Mittel gegen das Altern gibt es inzwischen in jeder Drogerie. Doch was können Spermidin und Co. wirklich bewirken?

Stellen Sie sich vor: Sie träumen im Sessel vor sich hin, nippen an einem Tee und denken: „Warum tu‘ ich nicht mal was für die ewige Jugend?“ Immerhin ist das Angebot an „Longevity“-Supplementen, also Substanzen, die den Alterungsprozess verlangsamen und unsere Gesundheit im Alter fördern sollen, nahezu erdrückend.

Denn die Anbieter versprechen längst die ewige Jugend in Kapselform. Den Nobelpreis hat es dafür allerdings noch nicht gegeben. Und bevor Sie jetzt losrennen, um sich einen Vorrat an solchen Pillen und Pülverchen zuzulegen, muss ich Ihren Enthusiasmus bremsen: Die Forschung ist sich gegenwärtig noch gar nicht so sicher, ob Sie damit wirklich Erfolg hätten. Mit anderen Worten: Hier fehlt teilweise noch die Evidenz.

Starten wir mit den Antioxidantien: Sie kommen im Gewand von Vitaminen, Mineralien, Coenzym Q10 und Pflanzenstoffen daher – und auch in Form von Enzymen. Antioxidantien wehren freie Radikale ab, das sind Verbindungen, die unsere Zellstrukturen schädigen und zu einer Vielzahl von Krankheiten führen können, zum Beispiel zu Krebs, Herz-Kreislauf-Erkrankungen oder neurodegenerativen Erkrankungen wie Alzheimer und Parkinson. Durch diese Widerstandsleistung können Antioxidantien die Alterung verlangsamen. Klingt super, oder? Tatsächlich eröffnen Tierstudien auch vielversprechende Aussichten.

Aber wir sind nun mal keine Laborratten, Fliegen, Würmer oder Hefekulturen. Beim Menschen wirken Antioxidantien in natürlichen Lebensmitteln im komplexen Zusammenspiel mit anderen Bestandteilen durchaus positiv. Hoch konzentriert zugeführt, könnten sie aber auch kontraproduktiv sein. Sie blockieren nicht nur die bösen freien Radikale, sondern auch die guten Stresssignale, die unser Körper braucht, um fit zu bleiben: Er mag es manchmal ganz gern, wenn er ein bisschen kämpfen muss. In der Anti-Aging- und der „Healthy Longevity“- Medizin (gesunde Langlebigkeit) wird dies das „Hormesis-Prinzip“ genannt.

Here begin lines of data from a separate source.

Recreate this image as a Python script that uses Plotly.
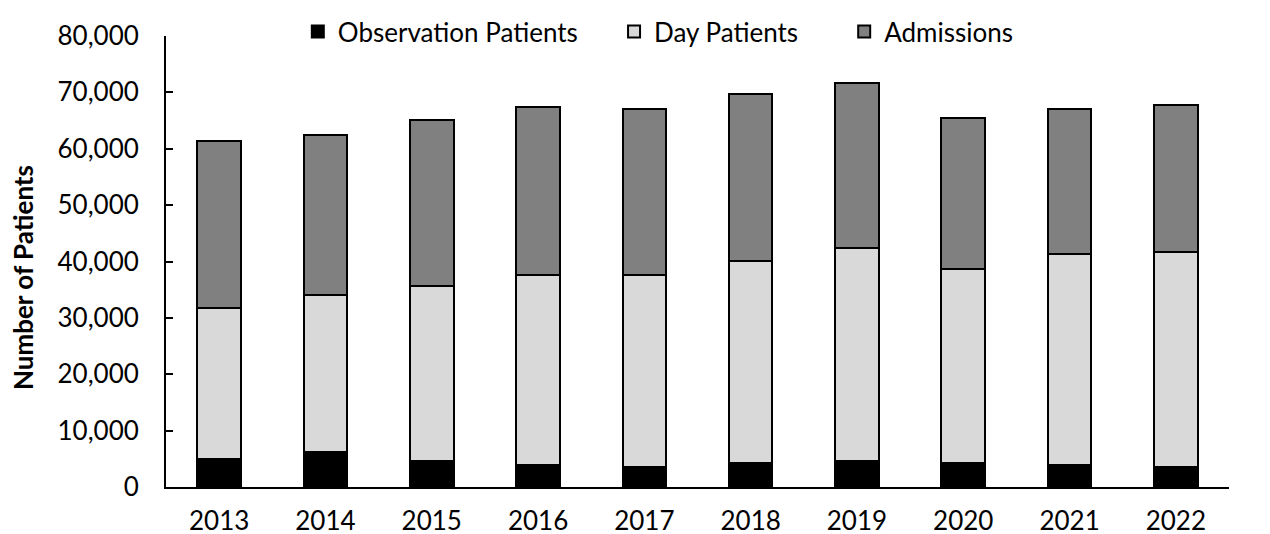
import plotly.graph_objects as go

# Données
annees = ["2013", "2014", "2015", "2016", "2017", "2018", "2019", "2020", "2021", "2022"]
observation = [5050, 6200, 4700, 3900, 3550, 4250, 4700, 4250, 3850, 3550]
jour = [26700, 27900, 30900, 33650, 34000, 35850, 37700, 34350, 37450, 38050]
admissions = [29550, 28400, 29500, 29850, 29450, 29600, 29200, 26900, 25700, 26200]

POLICE = "Lato, 'Open Sans', sans-serif"

# une légende par série pour reproduire l'espacement d'origine
series = [
    ("Observation Patients", observation, "#000000", "legend", 0.124),
    ("Day Patients", jour, "#d9d9d9", "legend2", 0.4215),
    ("Admissions", admissions, "#808080", "legend3", 0.638),
]

fig = go.Figure()
legendes = {}
for nom, valeurs, couleur, leg, pos in series:
    fig.add_bar(
        x=annees, y=valeurs, name=nom, legend=leg, showlegend=True,
        marker=dict(color=couleur, line=dict(color="#000000", width=2)),
    )
    legendes[leg] = dict(
        orientation="h",
        x=pos, xanchor="left",
        yref="container", y=1.0, yanchor="top",
        font=dict(size=26),
        bgcolor="rgba(0,0,0,0)",
    )

fig.update_layout(
    barmode="stack",
    bargap=0.59,
    showlegend=True,
    width=1270, height=534,
    margin=dict(l=158, r=49, t=28, b=55, autoexpand=False),
    paper_bgcolor="white",
    plot_bgcolor="white",
    font=dict(family=POLICE, size=26, color="#000000"),
    **legendes,
)
# Titre de l'axe Y (placé comme dans l'original, un peu sous le milieu)
fig.add_annotation(
    text="<b>Number of Patients</b>", textangle=-90, showarrow=False,
    xref="paper", yref="paper", x=-0.1345, y=0.4634,
    xanchor="center", yanchor="middle",
    font=dict(size=26),
)
fig.update_xaxes(
    showline=True, linecolor="#000000", linewidth=2,
    ticks="", showgrid=False, ticklabelstandoff=10,
)
fig.update_yaxes(
    range=[0, 80000], dtick=10000, tickformat=",",
    showline=True, linecolor="#000000", linewidth=2,
    ticks="inside", ticklen=7, tickcolor="#000000", tickwidth=1.5,
    showgrid=False, zeroline=False, ticklabelstandoff=20,
)

fig.write_html("out.html")
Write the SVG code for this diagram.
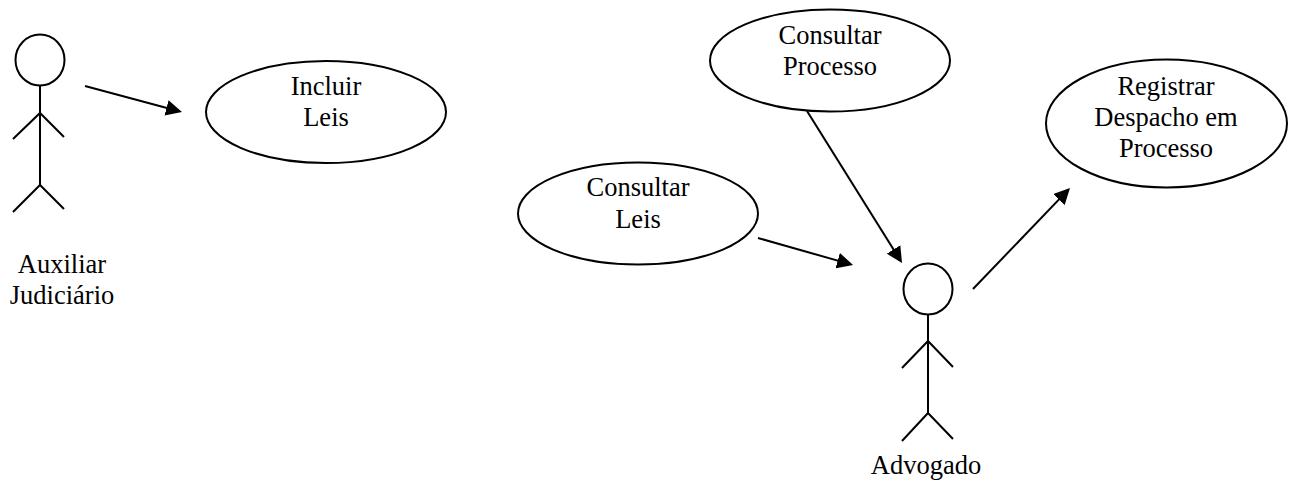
<svg xmlns="http://www.w3.org/2000/svg" width="1294" height="481" viewBox="0 0 1294 481">
<style>
.s{fill:none;stroke:#000;stroke-width:2}
.e{fill:#fff;stroke:#000;stroke-width:2}
text{font-family:"Liberation Serif","Times New Roman",serif;font-size:26.5px;fill:#000;text-anchor:middle}
</style>
<defs><marker id="a" markerUnits="userSpaceOnUse" markerWidth="18" markerHeight="16" refX="12" refY="8" orient="auto"><path d="M0 0L16 8L0 16Z" fill="#000"/></marker></defs>
<rect width="1294" height="481" fill="#fff"/>
<g id="actor-auxiliar"><ellipse class="s" cx="40" cy="60" rx="24.5" ry="25.5"/><path class="s" d="M40 86V185M13 139L40 113L64 137M13 212L40 185L64 209"/><text x="62" y="273">Auxiliar</text><text x="62" y="304">Judiciário</text></g>
<g id="uc-incluir"><ellipse class="e" cx="326" cy="112" rx="120" ry="51"/><text x="326" y="95">Incluir</text><text x="326" y="126">Leis</text></g>
<g id="uc-consultar-processo"><ellipse class="e" cx="830" cy="60.500" rx="120" ry="51"/><text x="830" y="44">Consultar</text><text x="830" y="75">Processo</text></g>
<g id="uc-registrar"><ellipse class="e" cx="1166.500" cy="123.500" rx="120.500" ry="64"/><text x="1166" y="95">Registrar</text><text x="1166" y="126">Despacho em</text><text x="1166" y="157">Processo</text></g>
<g id="uc-consultar-leis"><ellipse class="e" cx="638" cy="213.500" rx="120" ry="51"/><text x="638" y="196">Consultar</text><text x="638" y="228">Leis</text></g>
<g id="actor-advogado"><ellipse class="s" cx="928" cy="289" rx="24.5" ry="25.5"/><path class="s" d="M928 315V413M902 368L928 341L953 367M902 441L928 413L953 439"/><text x="926" y="474">Advogado</text></g>
<g id="connectors"><path class="s" marker-end="url(#a)" d="M85 86L178.100 111"/><path class="s" marker-end="url(#a)" d="M807 111L899.900 259.600"/><path class="s" marker-end="url(#a)" d="M758 238L849.200 263.900"/><path class="s" marker-end="url(#a)" d="M973 289L1067.200 190.900"/></g>
</svg>
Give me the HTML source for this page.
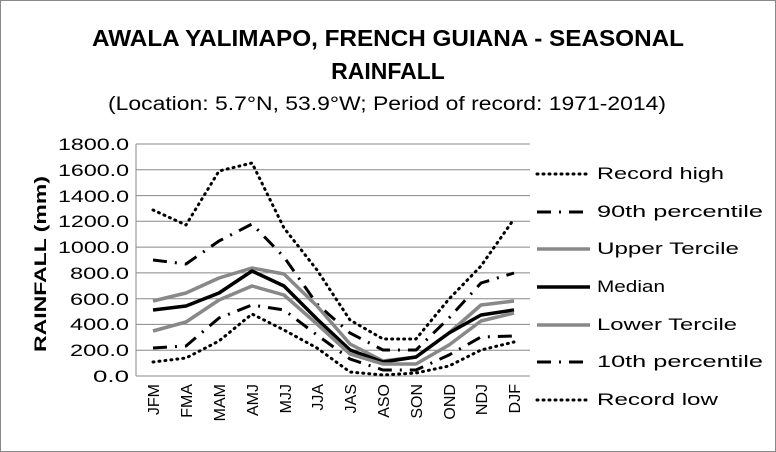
<!DOCTYPE html><html><head><style>body{margin:0}svg{display:block}</style></head><body>
<svg width="776" height="452" xmlns="http://www.w3.org/2000/svg" font-family="Liberation Sans, sans-serif">
<rect x="0.5" y="0.5" width="775" height="451" fill="#fff" stroke="#888"/>
<text x="92" y="46" textLength="592" lengthAdjust="spacingAndGlyphs" font-size="23" font-weight="bold">AWALA YALIMAPO, FRENCH GUIANA - SEASONAL</text>
<text x="388" y="79" text-anchor="middle" font-size="23" font-weight="bold">RAINFALL</text>
<text x="108" y="110" textLength="558" lengthAdjust="spacingAndGlyphs" font-size="19">(Location: 5.7°N, 53.9°W; Period of record: 1971-2014)</text>
<g stroke="#888" stroke-width="1">
<line x1="136" y1="144" x2="530" y2="144"/><line x1="136" y1="169.8" x2="530" y2="169.8"/><line x1="136" y1="195.6" x2="530" y2="195.6"/><line x1="136" y1="221.3" x2="530" y2="221.3"/><line x1="136" y1="247.1" x2="530" y2="247.1"/><line x1="136" y1="272.9" x2="530" y2="272.9"/><line x1="136" y1="298.7" x2="530" y2="298.7"/><line x1="136" y1="324.4" x2="530" y2="324.4"/><line x1="136" y1="350.2" x2="530" y2="350.2"/><line x1="136" y1="376" x2="530" y2="376"/><line x1="136" y1="144" x2="136" y2="376"/>
</g>
<g font-size="17" text-anchor="end">
<text x="129" y="150" textLength="71" lengthAdjust="spacingAndGlyphs">1800.0</text><text x="129" y="176" textLength="71" lengthAdjust="spacingAndGlyphs">1600.0</text><text x="129" y="202" textLength="71" lengthAdjust="spacingAndGlyphs">1400.0</text><text x="129" y="227" textLength="71" lengthAdjust="spacingAndGlyphs">1200.0</text><text x="129" y="253" textLength="71" lengthAdjust="spacingAndGlyphs">1000.0</text><text x="129" y="279" textLength="59" lengthAdjust="spacingAndGlyphs">800.0</text><text x="129" y="305" textLength="59" lengthAdjust="spacingAndGlyphs">600.0</text><text x="129" y="330" textLength="59" lengthAdjust="spacingAndGlyphs">400.0</text><text x="129" y="356" textLength="59" lengthAdjust="spacingAndGlyphs">200.0</text><text x="129" y="382" textLength="36" lengthAdjust="spacingAndGlyphs">0.0</text>
</g>
<text transform="translate(46,264) rotate(-90)" text-anchor="middle" font-size="17" font-weight="bold" textLength="176" lengthAdjust="spacingAndGlyphs">RAINFALL (mm)</text>
<g font-size="16" text-anchor="end">
<text transform="translate(159,384) rotate(-90)">JFM</text><text transform="translate(192,384) rotate(-90)">FMA</text><text transform="translate(225,384) rotate(-90)">MAM</text><text transform="translate(258,384) rotate(-90)">AMJ</text><text transform="translate(291,384) rotate(-90)">MJJ</text><text transform="translate(323,384) rotate(-90)">JJA</text><text transform="translate(356,384) rotate(-90)">JAS</text><text transform="translate(389,384) rotate(-90)">ASO</text><text transform="translate(422,384) rotate(-90)">SON</text><text transform="translate(455,384) rotate(-90)">OND</text><text transform="translate(487,384) rotate(-90)">NDJ</text><text transform="translate(520,384) rotate(-90)">DJF</text>
</g>
<g fill="none" stroke-linejoin="round">
<polyline stroke="#000" stroke-width="3" stroke-dasharray="1,5" stroke-linecap="round" points="153,210 186,225 219,171 252,163 284,228 317,270 350,320 383,339 416,339 449,299 481,266 514,219"/>
<polyline stroke="#000" stroke-width="3" stroke-dasharray="14,8,2,8" points="153,260 186,264 219,241 252,224 284,257 317,304 350,333 383,350 416,350 449,318 481,283 514,273"/>
<polyline stroke="#888" stroke-width="3.5" points="153,301 186,293 219,278 252,268 284,274 317,306 350,344 383,361 416,357 449,333 481,305 514,301"/>
<polyline stroke="#000" stroke-width="3.5" points="153,310 186,306 219,293 252,271 284,286 317,319 350,350 383,362 416,357 449,333 481,315 514,310"/>
<polyline stroke="#888" stroke-width="3.5" points="153,331 186,322 219,300 252,286 284,295 317,324 350,354 383,364 416,364 449,345 481,321 514,313"/>
<polyline stroke="#000" stroke-width="3" stroke-dasharray="14,8,2,8" points="153,348 186,346 219,318 252,305 284,310 317,335 350,359 383,370 416,370 449,355 481,337 514,336"/>
<polyline stroke="#000" stroke-width="3" stroke-dasharray="1,5" stroke-linecap="round" points="153,362 186,358 219,341 252,314 284,330 317,348 350,372 383,375 416,373 449,366 481,350 514,342"/>
</g>
<g fill="none">
<line x1="537" y1="174" x2="590" y2="174" stroke="#000" stroke-width="3" stroke-dasharray="1,5" stroke-linecap="round"/>
<line x1="537" y1="212" x2="590" y2="212" stroke="#000" stroke-width="3" stroke-dasharray="14,8,2,8"/>
<line x1="537" y1="249" x2="590" y2="249" stroke="#888" stroke-width="3.5"/>
<line x1="537" y1="287" x2="590" y2="287" stroke="#000" stroke-width="3.5"/>
<line x1="537" y1="325" x2="590" y2="325" stroke="#888" stroke-width="3.5"/>
<line x1="537" y1="362" x2="590" y2="362" stroke="#000" stroke-width="3" stroke-dasharray="14,8,2,8"/>
<line x1="537" y1="400" x2="590" y2="400" stroke="#000" stroke-width="3" stroke-dasharray="1,5" stroke-linecap="round"/>
</g>
<g font-size="17">
<text x="597" y="179" textLength="127" lengthAdjust="spacingAndGlyphs">Record high</text><text x="597" y="217" textLength="166" lengthAdjust="spacingAndGlyphs">90th percentile</text><text x="597" y="254" textLength="142" lengthAdjust="spacingAndGlyphs">Upper Tercile</text><text x="597" y="292" textLength="68" lengthAdjust="spacingAndGlyphs">Median</text><text x="597" y="330" textLength="140" lengthAdjust="spacingAndGlyphs">Lower Tercile</text><text x="597" y="367" textLength="166" lengthAdjust="spacingAndGlyphs">10th percentile</text><text x="597" y="405" textLength="121" lengthAdjust="spacingAndGlyphs">Record low</text>
</g>
</svg>
</body></html>
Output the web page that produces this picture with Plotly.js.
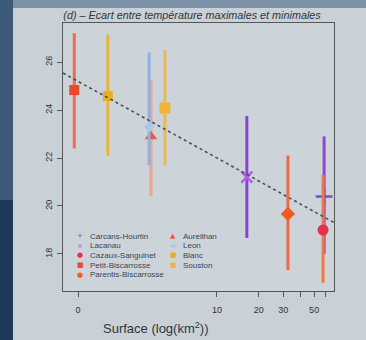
<!DOCTYPE html>
<html>
<head>
<meta charset="utf-8">
<script src="https://cdn.plot.ly/plotly-3.0.1.min.js"></script>
<style>
  html, body { margin: 0; padding: 0; background: #c9d0d6; }
  #chart { width: 366px; height: 340px; }
</style>
</head>
<body>
<div id="chart"></div>
<script>
// ---- data ----
const lakes = ["Carcans-Hourtin", "Lacanau", "Cazaux-Sanguinet", "Petit-Biscarrosse", "Parentis-Biscarrosse",
               "Aureilhan", "Leon", "Blanc", "Souston"];
const surface = [59, 16.4, 58, 0.94, 32.4, 3.35, 3.25, 1.64, 4.22];      // km²
const meanGap = [20.4, 21.2, 19.0, 24.83, 19.67, 22.9, 23.3, 24.58, 24.08];
const upperGap = [22.9, 23.75, 21.3, 27.2, 22.1, 25.25, 26.4, 27.15, 26.5];
const lowerGap = [18.0, 18.67, 16.8, 22.4, 17.33, 20.4, 21.7, 22.1, 21.7];
const fitX = [0.78, 70.6];
const fitY = [25.54, 19.29];
const xTickVals = [1, 10, 20, 30, 50];
const xTickText = ["0", "10", "20", "30", "50"];
const xMinorTickVals = [40, 60];
const yTickVals = [18, 20, 22, 24, 26];

// ---- styles ----
const markerColors = ["#7a4ad8", "#b05ce6", "#e8304a", "#e84a2a", "#f05a1e", "#e85a3a", "#a8c8f0", "#e8b020", "#f0b43c"];
const barColors    = ["#8b48d8", "#8a44d4", "#f07848", "#f06a52", "#ee6a48", "#f0a58a", "#8fb3e0", "#e8b636", "#f0b850"];
const symbols      = ["cross-thin-open", "x-thin-open", "circle", "square", "diamond", "triangle-up", "diamond", "square", "square"];
const sizes        = [12, 11, 11, 10, 11, 11, 8, 10, 11];
const legendGlyphs = ["+", "×", "●", "■", "●", "▲", "▬", "■", "■"];

// pixel geometry of the plot area
const L = 63, R = 334, T = 23, B = 291, W = 366, H = 340;
const pw = R - L, ph = B - T;
const px = v => (v - L) / pw;
const py = v => (B - v) / ph;

const traces = [];
lakes.forEach((name, i) => {
  const open = symbols[i].indexOf("open") >= 0;
  traces.push({
    type: "scatter", mode: "markers", name: name, showlegend: false,
    x: [surface[i]], y: [meanGap[i]],
    error_y: {
      type: "data", symmetric: false,
      array: [upperGap[i] - meanGap[i]], arrayminus: [meanGap[i] - lowerGap[i]],
      color: barColors[i], thickness: 3, width: 0
    },
    marker: open
      ? { symbol: symbols[i], size: sizes[i], color: markerColors[i], line: { color: markerColors[i], width: 2.5 } }
      : { symbol: symbols[i], size: sizes[i], color: markerColors[i], line: { width: 0 } }
  });
});
traces.push({
  type: "scatter", mode: "lines", x: fitX, y: fitY, showlegend: false,
  line: { color: "#46525f", width: 1.6, dash: "3px,3px" }
});

// legend drawn as text annotations (two columns)
const annotations = [];
const legendCols = [{ sx: 80, tx: 88 }, { sx: 173, tx: 181 }];
lakes.forEach((name, i) => {
  const col = i < 5 ? 0 : 1;
  const row = i < 5 ? i : i - 5;
  const yy = 236 + row * 9.7;
  annotations.push({
    xref: "paper", yref: "paper", x: px(legendCols[col].sx), y: py(yy),
    xanchor: "center", yanchor: "middle", showarrow: false,
    text: legendGlyphs[i], font: { family: "DejaVu Sans", size: 7, color: markerColors[i] }
  });
  annotations.push({
    xref: "paper", yref: "paper", x: px(legendCols[col].tx), y: py(yy),
    xanchor: "left", yanchor: "middle", showarrow: false,
    text: name, font: { family: "Liberation Sans, Arial", size: 8, color: "#3a4654" }
  });
});
annotations.push({
  xref: "paper", yref: "paper", x: px(155), y: py(328),
  xanchor: "center", yanchor: "middle", showarrow: false,
  text: "Surface (log(km<sup>2</sup>))", font: { family: "Liberation Sans, Arial", size: 13, color: "#2e3640" }
});

const layout = {
  width: W, height: H,
  margin: { l: L, r: W - R, t: T, b: H - B, pad: 0 },
  paper_bgcolor: "#c9d0d6",
  plot_bgcolor: "#ccd3d9",
  font: { family: "Liberation Sans, Arial", color: "#333" },
  title: {
    text: "<i>(d) – Ecart entre température maximales et minimales</i>",
    font: { family: "Liberation Sans, Arial", size: 10.8, color: "#2e3640" },
    xref: "paper", x: px(192), xanchor: "center",
    yref: "container", y: 1 - 15 / H, yanchor: "middle"
  },
  xaxis: {
    type: "log", range: [-0.108, 1.842],
    tickmode: "array", tickvals: xTickVals, ticktext: xTickText,
    ticks: "outside", ticklen: 5, tickcolor: "#555", tickwidth: 1,
    minor: { tickmode: "array", tickvals: xMinorTickVals, ticks: "outside", ticklen: 5, tickcolor: "#555", tickwidth: 1, showgrid: false },
    showline: true, linecolor: "#555", linewidth: 1, mirror: true,
    showgrid: false, zeroline: false,
    tickfont: { size: 9, color: "#333" }, ticklabelstandoff: 5
  },
  yaxis: {
    range: [16.458, 27.625],
    tickmode: "array", tickvals: yTickVals,
    ticks: "outside", ticklen: 5, tickcolor: "#555", tickwidth: 1, tickangle: -90,
    showline: true, linecolor: "#555", linewidth: 1, mirror: true,
    showgrid: false, zeroline: false,
    tickfont: { size: 9, color: "#333" }, ticklabelstandoff: 1
  },
  shapes: [
    { type: "rect", xref: "paper", yref: "paper", x0: px(0), x1: px(13), y0: py(H), y1: py(0),
      fillcolor: "#3d5a78", line: { width: 0 }, layer: "below" },
    { type: "rect", xref: "paper", yref: "paper", x0: px(0), x1: px(13), y0: py(H), y1: py(200),
      fillcolor: "#1f3858", line: { width: 0 }, layer: "below" },
    { type: "rect", xref: "paper", yref: "paper", x0: px(13), x1: px(W), y0: py(8), y1: py(0),
      fillcolor: "#7d92a6", line: { width: 0 }, layer: "below" }
  ],
  annotations: annotations,
  showlegend: false
};

Plotly.newPlot("chart", traces, layout, { displayModeBar: false, staticPlot: true });
</script>
</body>
</html>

Was wie ein Name aus dem griechischen Götterhimmel klingt, meint aber die positive Wirkung kleiner Mengen von Stressoren auf den Körper, die seine Widerstandsfähigkeit stärken.

Dann wären da noch Booster wie NMN (Nicotinamid-Mononukleotid, aus Vitamin B3 abgeleitet) und Alpha-Ketoglutarat, die unsere Mitochondrien (Zellkraftwerke) ordentlich auf Touren bringen sollen. Oder Zellreinigungshelfer wie Spermidin (eine natürliche Substanz, die in allen menschlichen Zellen vorkommt), die die Zellen zur zellulären Müllabfuhr anregen.

Im Chemielabor unseres Körpers entsteht Spermidin über mehrere Schritte. Es kommt, wie der Name diskret andeutet, im Sperma vor, stabilisiert unsere DNA, regelt die Genexpression – also die Art und Intensität der Umsetzung genetischer Informationen –, die Zellvermehrung und den zellulären Reinigungsprozess, wenn die Zellen zu alt sind. Spermidin kann antioxidativ wirken, indem es die Rate reaktiver Sauerstoffspezies reduziert und die Autophagie, also die zelluläre Müllabfuhr, fördert. Langlebigkeitsmediziner empfehlen es und nehmen es fleißig selbst – immer in der Hoffnung, so den Alterungsprozess hinauszögern zu können.